Kasseler Institut bietet Stottertherapie online an - Kasse zahlt
Kassel (dpa) - Für eine Therapie müssen stotternde Menschen oft weit fahren. Ein Institut aus Nordhessen hilft nun per Internet. Eine erste Krankenkasse übernimmt die Kosten.
Stotternde Menschen können künftig eine Therapie über das Internet machen. Das Institut der Kasseler Stottertherapie hat dafür ein Konzept entwickelt. „Nach unserer Therapie können die meisten Teilnehmer flüssig sprechen“, sagte Alexander Wolff von Gudenberg, der selbst von der Sprachstörung betroffen ist. Er ist Facharzt für Stimm- und Sprachstörungen und Gründer der Kasseler Stottertherapie. Betroffene, die zuvor in vielen Situationen kaum ein Wort stotterfrei über die Lippen gebracht hätten, hielten nun Vorträge, führten Verkaufsgespräche oder sprächen problemlos fremde Menschen an.
Vom Stottern sind nach Angaben der Bundesvereinigung Stottern & Selbsthilfe bundesweit rund 800 000 Menschen betroffen. Die Ursache ist nicht genau geklärt, verantwortlich sein könnten neurologische und genetische Einflüsse. Fünf von hundert Kindern sind nach Angaben der Techniker Krankenkasse (TK) davon betroffen, auch einer von hundert Erwachsenen stottert. 2013 wurde bei rund 540 TK-Versicherten in Hessen Stottern diagnostiziert, doch nur rund 30 Prozent der Patienten entschlossen sich zu einer Behandlung.

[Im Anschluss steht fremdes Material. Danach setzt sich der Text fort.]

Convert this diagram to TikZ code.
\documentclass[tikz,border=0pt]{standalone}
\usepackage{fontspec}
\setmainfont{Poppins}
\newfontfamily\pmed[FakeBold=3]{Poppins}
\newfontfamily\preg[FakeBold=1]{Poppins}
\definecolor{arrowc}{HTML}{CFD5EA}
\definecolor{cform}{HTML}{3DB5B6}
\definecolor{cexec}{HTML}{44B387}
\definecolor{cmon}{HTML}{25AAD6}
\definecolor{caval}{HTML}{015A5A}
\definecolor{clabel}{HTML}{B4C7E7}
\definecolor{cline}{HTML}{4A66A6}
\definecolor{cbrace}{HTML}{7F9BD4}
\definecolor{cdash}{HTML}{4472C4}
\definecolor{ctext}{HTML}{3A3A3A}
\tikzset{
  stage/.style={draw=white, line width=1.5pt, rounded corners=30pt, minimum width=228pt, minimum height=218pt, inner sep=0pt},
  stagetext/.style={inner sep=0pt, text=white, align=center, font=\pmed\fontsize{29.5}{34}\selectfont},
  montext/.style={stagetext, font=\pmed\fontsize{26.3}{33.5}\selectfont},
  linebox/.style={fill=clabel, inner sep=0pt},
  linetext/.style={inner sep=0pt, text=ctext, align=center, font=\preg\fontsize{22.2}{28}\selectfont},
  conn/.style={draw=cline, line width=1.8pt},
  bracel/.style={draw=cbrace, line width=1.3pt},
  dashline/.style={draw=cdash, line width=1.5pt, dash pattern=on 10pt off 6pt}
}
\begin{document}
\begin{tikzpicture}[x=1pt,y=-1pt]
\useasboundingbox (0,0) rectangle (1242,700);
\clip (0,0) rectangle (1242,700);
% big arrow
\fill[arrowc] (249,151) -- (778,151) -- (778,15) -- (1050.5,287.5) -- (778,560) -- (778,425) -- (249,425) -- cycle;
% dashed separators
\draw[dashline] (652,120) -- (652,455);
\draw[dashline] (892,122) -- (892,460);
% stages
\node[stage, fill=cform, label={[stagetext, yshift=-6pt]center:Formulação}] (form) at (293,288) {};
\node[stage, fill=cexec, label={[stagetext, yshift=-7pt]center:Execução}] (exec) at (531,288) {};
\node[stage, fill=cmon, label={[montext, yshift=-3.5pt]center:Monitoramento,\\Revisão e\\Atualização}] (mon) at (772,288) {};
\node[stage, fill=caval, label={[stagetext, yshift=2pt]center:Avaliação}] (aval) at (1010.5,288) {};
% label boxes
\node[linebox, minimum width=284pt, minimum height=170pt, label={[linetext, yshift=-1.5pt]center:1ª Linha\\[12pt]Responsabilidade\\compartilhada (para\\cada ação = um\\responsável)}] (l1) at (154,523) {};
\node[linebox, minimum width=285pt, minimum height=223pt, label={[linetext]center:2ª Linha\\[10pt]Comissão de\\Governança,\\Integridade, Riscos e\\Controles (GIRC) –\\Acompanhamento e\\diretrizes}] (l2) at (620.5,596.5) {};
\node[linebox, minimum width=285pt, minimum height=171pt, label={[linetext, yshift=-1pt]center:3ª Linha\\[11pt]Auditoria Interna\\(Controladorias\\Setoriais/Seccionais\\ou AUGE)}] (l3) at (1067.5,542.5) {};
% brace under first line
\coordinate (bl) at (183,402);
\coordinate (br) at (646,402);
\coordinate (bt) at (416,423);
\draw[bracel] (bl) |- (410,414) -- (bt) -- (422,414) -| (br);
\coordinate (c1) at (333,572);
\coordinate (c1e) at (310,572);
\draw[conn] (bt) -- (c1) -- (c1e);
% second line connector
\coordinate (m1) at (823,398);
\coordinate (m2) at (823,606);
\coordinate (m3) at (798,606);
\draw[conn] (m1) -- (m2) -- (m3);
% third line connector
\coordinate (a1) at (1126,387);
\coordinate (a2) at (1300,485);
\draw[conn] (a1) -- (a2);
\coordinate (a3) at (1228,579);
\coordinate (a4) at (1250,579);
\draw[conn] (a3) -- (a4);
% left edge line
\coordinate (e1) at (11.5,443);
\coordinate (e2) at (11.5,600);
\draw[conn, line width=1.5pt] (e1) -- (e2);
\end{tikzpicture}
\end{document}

Bislang kommen stotternde Menschen aus dem ganzen Bundesgebiet nach Kassel, um an einer 14-tägigen Intensivtherapie und anschließend an Wochenendkursen teilzunehmen. Krankenkassen übernehmen zwar die Kosten für die Therapie, nicht aber für die Fahrt und Unterkunft.
Dies fällt bei der Onlinetherapie nun weg, zudem sei die Hemmschwelle niedriger. „Die Patienten müssen nur noch einmal nach Kassel fahren zur Begutachtung, denn die Therapie ist nicht für jeden geeignet“, sagte TK-Sprecherin Julia Abb. Die anschließende zehn- bis zwölfmonatige Therapie läuft über ein spezielles Programm am Computer: Es gibt feste Termine für Webcam-Sitzungen in einer virtuellen Sprechstunde. „Aber auch Übungen, die man alleine machen kann“, betonte Abb. Der erste Kurs soll im Spätherbst starten. Zu den Kosten für die Therapie wollte sich die Krankenkasse nicht äußern.

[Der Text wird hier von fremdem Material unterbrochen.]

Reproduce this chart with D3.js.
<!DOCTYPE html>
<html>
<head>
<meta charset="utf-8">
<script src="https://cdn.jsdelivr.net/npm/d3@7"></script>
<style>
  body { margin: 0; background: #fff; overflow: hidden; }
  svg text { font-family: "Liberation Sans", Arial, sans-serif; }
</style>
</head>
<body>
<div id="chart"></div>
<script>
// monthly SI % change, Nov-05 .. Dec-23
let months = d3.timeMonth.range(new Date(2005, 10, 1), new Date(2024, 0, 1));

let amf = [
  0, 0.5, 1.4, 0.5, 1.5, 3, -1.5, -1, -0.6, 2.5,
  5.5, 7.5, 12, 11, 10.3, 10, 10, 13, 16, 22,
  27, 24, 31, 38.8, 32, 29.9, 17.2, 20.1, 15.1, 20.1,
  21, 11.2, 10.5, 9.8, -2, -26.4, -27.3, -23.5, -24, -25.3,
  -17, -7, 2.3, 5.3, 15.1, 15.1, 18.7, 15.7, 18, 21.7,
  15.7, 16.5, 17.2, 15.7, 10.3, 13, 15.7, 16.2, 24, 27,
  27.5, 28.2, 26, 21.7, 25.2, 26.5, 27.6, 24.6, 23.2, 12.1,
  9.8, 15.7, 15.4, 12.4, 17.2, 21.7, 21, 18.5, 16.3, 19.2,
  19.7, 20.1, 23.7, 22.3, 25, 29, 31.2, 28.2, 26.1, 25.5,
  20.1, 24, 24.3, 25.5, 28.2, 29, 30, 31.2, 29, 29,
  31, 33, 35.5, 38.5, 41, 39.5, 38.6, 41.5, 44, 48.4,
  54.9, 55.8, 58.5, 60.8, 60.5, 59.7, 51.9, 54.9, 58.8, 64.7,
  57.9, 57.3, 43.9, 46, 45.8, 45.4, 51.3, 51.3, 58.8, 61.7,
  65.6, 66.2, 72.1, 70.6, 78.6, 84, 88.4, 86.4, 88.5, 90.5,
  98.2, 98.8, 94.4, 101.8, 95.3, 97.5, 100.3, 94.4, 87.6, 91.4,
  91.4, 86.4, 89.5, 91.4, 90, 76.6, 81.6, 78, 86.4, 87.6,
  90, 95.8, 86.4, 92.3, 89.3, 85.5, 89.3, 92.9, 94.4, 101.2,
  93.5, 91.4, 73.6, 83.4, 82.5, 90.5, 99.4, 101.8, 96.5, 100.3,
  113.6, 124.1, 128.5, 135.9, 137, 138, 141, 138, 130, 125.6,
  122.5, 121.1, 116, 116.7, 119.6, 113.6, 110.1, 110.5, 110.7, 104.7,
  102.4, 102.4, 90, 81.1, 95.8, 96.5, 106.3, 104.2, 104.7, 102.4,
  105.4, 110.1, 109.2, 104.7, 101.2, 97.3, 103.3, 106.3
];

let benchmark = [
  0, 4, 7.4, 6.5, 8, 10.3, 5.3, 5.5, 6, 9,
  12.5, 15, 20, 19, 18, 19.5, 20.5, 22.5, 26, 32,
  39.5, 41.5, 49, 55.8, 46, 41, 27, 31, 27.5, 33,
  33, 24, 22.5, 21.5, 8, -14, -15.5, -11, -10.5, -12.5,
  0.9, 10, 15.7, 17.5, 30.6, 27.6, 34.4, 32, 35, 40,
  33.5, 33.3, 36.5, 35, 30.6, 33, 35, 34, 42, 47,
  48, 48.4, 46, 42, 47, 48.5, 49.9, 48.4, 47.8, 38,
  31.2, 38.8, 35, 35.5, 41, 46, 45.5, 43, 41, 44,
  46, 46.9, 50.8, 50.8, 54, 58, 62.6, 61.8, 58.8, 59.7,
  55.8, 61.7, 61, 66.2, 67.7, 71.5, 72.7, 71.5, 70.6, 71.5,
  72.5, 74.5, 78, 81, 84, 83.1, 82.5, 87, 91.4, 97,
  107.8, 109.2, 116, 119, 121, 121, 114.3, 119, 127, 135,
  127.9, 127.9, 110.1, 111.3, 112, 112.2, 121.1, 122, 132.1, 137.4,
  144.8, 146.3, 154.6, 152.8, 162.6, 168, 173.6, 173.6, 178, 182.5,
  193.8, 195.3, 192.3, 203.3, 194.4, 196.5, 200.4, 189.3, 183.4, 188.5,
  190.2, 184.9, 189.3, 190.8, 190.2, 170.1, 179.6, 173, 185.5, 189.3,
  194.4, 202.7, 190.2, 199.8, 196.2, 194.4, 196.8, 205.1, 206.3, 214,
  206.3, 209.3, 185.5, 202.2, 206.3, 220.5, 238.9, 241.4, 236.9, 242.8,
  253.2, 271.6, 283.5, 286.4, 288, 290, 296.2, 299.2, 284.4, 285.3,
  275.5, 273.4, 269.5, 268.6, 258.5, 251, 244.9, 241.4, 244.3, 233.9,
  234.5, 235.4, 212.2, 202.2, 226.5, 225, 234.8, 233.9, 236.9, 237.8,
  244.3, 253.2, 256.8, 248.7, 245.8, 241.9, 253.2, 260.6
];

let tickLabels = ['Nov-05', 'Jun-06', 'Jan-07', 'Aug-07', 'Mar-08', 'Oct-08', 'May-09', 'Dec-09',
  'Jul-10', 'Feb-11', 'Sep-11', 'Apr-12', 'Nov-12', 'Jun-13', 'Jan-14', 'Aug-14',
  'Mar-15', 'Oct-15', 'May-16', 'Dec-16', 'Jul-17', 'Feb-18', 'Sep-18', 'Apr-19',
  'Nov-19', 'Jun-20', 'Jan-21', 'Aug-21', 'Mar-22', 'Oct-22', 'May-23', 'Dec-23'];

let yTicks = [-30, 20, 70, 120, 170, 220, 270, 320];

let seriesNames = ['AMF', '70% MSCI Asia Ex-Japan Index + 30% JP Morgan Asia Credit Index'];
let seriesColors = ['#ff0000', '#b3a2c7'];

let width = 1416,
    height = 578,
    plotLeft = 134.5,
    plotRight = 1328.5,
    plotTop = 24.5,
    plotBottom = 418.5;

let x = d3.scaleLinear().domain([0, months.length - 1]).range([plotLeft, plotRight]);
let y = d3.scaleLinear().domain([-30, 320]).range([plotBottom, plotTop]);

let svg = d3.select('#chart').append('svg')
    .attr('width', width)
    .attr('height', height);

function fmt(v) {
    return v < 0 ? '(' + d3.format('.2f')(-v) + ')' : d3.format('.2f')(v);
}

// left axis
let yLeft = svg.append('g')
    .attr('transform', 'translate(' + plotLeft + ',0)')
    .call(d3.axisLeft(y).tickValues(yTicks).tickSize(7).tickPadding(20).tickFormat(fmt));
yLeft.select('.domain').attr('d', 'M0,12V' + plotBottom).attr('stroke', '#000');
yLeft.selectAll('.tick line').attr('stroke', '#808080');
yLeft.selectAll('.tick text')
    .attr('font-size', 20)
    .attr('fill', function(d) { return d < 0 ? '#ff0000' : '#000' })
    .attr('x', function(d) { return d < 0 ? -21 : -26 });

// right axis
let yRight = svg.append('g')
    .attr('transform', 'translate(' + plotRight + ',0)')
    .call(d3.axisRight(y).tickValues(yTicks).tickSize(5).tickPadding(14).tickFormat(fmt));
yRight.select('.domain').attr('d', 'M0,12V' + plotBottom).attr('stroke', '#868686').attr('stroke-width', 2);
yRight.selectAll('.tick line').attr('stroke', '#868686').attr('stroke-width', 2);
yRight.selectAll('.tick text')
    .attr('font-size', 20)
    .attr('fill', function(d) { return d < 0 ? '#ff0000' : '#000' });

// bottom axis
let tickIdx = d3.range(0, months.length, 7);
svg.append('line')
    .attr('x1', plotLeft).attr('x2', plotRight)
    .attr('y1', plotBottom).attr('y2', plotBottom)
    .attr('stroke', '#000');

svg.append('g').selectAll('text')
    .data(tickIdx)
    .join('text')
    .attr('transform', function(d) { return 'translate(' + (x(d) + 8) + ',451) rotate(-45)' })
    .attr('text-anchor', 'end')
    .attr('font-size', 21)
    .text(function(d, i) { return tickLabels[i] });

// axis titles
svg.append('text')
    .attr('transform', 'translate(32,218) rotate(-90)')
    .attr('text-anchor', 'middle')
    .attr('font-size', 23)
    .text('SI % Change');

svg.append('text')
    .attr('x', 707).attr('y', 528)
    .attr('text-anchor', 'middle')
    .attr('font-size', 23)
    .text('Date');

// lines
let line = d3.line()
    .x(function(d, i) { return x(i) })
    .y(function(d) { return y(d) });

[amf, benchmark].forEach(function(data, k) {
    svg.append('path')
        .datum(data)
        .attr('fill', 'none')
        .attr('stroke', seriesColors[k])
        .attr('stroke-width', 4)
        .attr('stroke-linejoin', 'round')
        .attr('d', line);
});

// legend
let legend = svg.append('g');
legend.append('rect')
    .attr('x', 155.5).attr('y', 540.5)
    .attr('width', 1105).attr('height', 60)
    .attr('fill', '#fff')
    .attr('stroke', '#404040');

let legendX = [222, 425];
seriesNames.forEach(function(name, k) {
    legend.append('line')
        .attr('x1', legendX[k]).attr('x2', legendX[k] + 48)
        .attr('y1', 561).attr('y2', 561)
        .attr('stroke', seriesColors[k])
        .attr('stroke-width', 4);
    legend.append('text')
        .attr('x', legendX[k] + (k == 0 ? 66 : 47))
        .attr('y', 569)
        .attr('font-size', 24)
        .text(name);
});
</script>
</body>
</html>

Die Bundesvereinigung Stottern & Selbsthilfe wies darauf hin, dass praktische Übungen von Alltagssituationen außerhalb des Therapieraumes angstabbauend und isolationsmindernd seien. „Es ist wichtig, dass dies auch bei einer Teletherapie Anwendung finden kann“, betonte der BVSS-Vorsitzende Prof. Martin Sommer.

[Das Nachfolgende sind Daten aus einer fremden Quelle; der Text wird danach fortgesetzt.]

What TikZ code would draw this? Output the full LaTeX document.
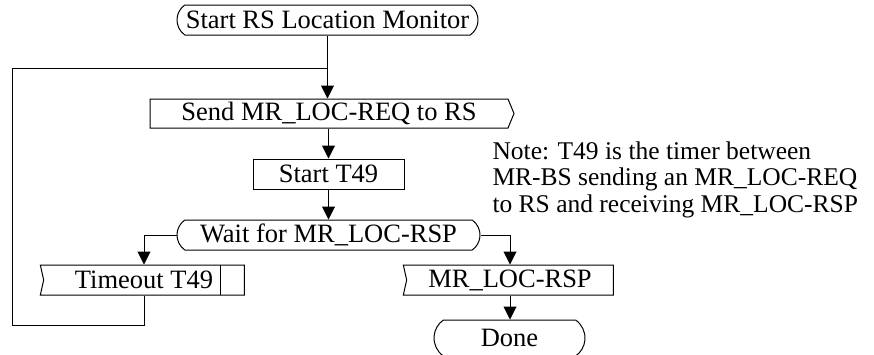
\documentclass[tikz,border=0pt]{standalone}
\usepackage{fontspec}
\setmainfont{Liberation Serif}
\usepackage{tikz}
\usetikzlibrary{arrows.meta, shapes.misc, shapes.symbols}

\begin{document}
\begin{tikzpicture}[x=1pt, y=-1pt,
			>={Triangle[width=13pt,length=13pt]},
			line width=1pt,
			font=\fontsize{26.5}{26.5}\selectfont,
			every node/.style={inner sep=0pt},
			term/.style={draw, rounded rectangle, rounded rectangle arc length=110, minimum height=30pt},
			task/.style={draw, rectangle, minimum height=30pt},
			sendbox/.style={draw, signal, signal to=east, signal pointer angle=135, minimum height=29pt},
			inbox/.style={draw, signal, signal from=west, signal to=nowhere, signal pointer angle=155, minimum height=30pt}]

			\useasboundingbox (0,0) rectangle (874,354);

			\node[term, minimum width=301pt] (start) at (327.5,20) {Start RS Location Monitor};
			\node[sendbox, minimum width=364pt] (send) at (329,113.5) {Send MR\_LOC-REQ to RS};
			\node[task, minimum width=151pt] (t49) at (328.5,174) {Start T49};
			\node[term, minimum width=303pt] (wait) at (328.5,235) {Wait for MR\_LOC-RSP};
			\node[inbox, minimum width=204pt] (tmo) at (144,280) {Timeout T49};
			\node[inbox, minimum width=210pt] (rsp) at (510,280) {MR\_LOC-RSP};
			\node[term, minimum width=151pt, minimum height=36pt] (done) at (509.5,338) {Done};
			\node[anchor=north west, align=left, font=\fontsize{25.5}{26.5}\selectfont] (note) at (492,141) {Note: T49 is the timer between\\MR-BS sending an MR\_LOC-REQ\\to RS and receiving MR\_LOC-RSP};

			\coordinate (ret) at (12,325);
			\coordinate (join) at (328,68);

			% timer mark in the timeout box
			\draw ([xshift=-24pt]tmo.north east) -- ([xshift=-24pt]tmo.south east);

			\draw[->] (start.south) -- (send.north -| start.south);
			\draw[->] (send.south -| t49.north) -- (t49.north);
			\draw[->] (t49.south) -- (wait.north -| t49.south);
			\draw[->] (wait.west) -| (tmo.north);
			\draw[->] (wait.east) -| (rsp.north);
			\draw[->] (rsp.south) -- (done.north -| rsp.south);
			\draw (tmo.south) |- (ret) |- (join);
		\end{tikzpicture}
\end{document}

Auch die AOK Hessen bietet die Stottertherapie ihren Versicherten an, allerdings nicht das Online-Angebot. Dafür seien keine Verträge abgeschlossen worden, sagte ein AOK-Sprecher.
Die Deutsche Gesellschaft für Sprachheilpädagogik befürwortet das Projekt. „Online-Therapie hört sich erst komisch an, aber es ist vor allem für junge Leute ganz attraktiv“, sagte die hessische Vorsitzende Karin Borgwald. Allerdings müsse bei den Patienten eine hohe Motivation vorhanden sein, um die Therapie über den langen Zeitraum durchzuhalten. „Aber die kommt meist schon durch den Leidensdruck“, betonte sie.